Et puis il y avait la menace de la mer - les boucaniers, les pirates et les corsaires de toutes nationalités qui se faisaient fort d'intercepter les galions espagnols lorsqu'ils naviguaient sur l'Atlantique. En 1579, par exemple, Francis Drake captura le Nuestra Señora de la Concepción au large des côtes du Pérou, qui emportait un trésor comprenant 26 tonnes de lingots d'argent. En 1628, une force néerlandaise de 31 navires dirigée par l'amiral Piet Pieterszoon Hein (1577-1629) captura l'ensemble de la flotte du trésor de la Nouvelle-Espagne en route vers La Havane. Hein réussit à saisir 46 tonnes d'argent et bien d'autres objets de valeur. Les tempêtes représentaient une menace encore plus grande et furent à l'origine de nombreux naufrages, comme celui du Nuestra Señora de Atocha qui transportait une cargaison d'une valeur de 400 millions de dollars, dont 20 tonnes d'argent, lorsqu'il coula lors d'une tempête en 1622 au large des Florida Keys.
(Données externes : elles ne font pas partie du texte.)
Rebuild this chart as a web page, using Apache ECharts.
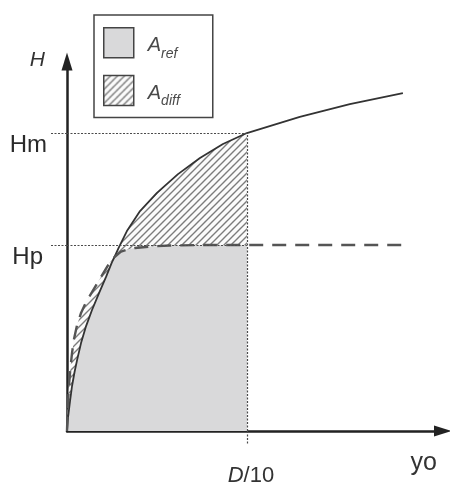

Malgré ces difficultés, l'argent continua d'affluer et la Couronne espagnole s'enrichit tellement qu'elle devint trop confiante dans la constance de son approvisionnement et de ses capacités militaires, poussant l'empire au-delà de ses limites, jusqu'à atteindre un point de basculement dans la négligence et le sous-financement. Même les richesses de Potosí ne pouvaient pas couvrir les coûts énormes de la levée des armées espagnoles à travers l'Europe, surtout lorsqu'il s'agissait d'armées vaincues. Au milieu du 17e siècle, l'empire avait depuis longtemps attiré la convoitise d'autres nations européennes désireuses de s'imposer et de contester la domination de l'Espagne. Des États comme la France, les Pays-Bas et la Grande-Bretagne, qui construisaient désormais leurs propres empires lucratifs, utilisèrent leurs marines puissantes et plus modernes avec un effet dévastateur pour remodeler la carte du monde, tant l'Ancien que le Nouveau.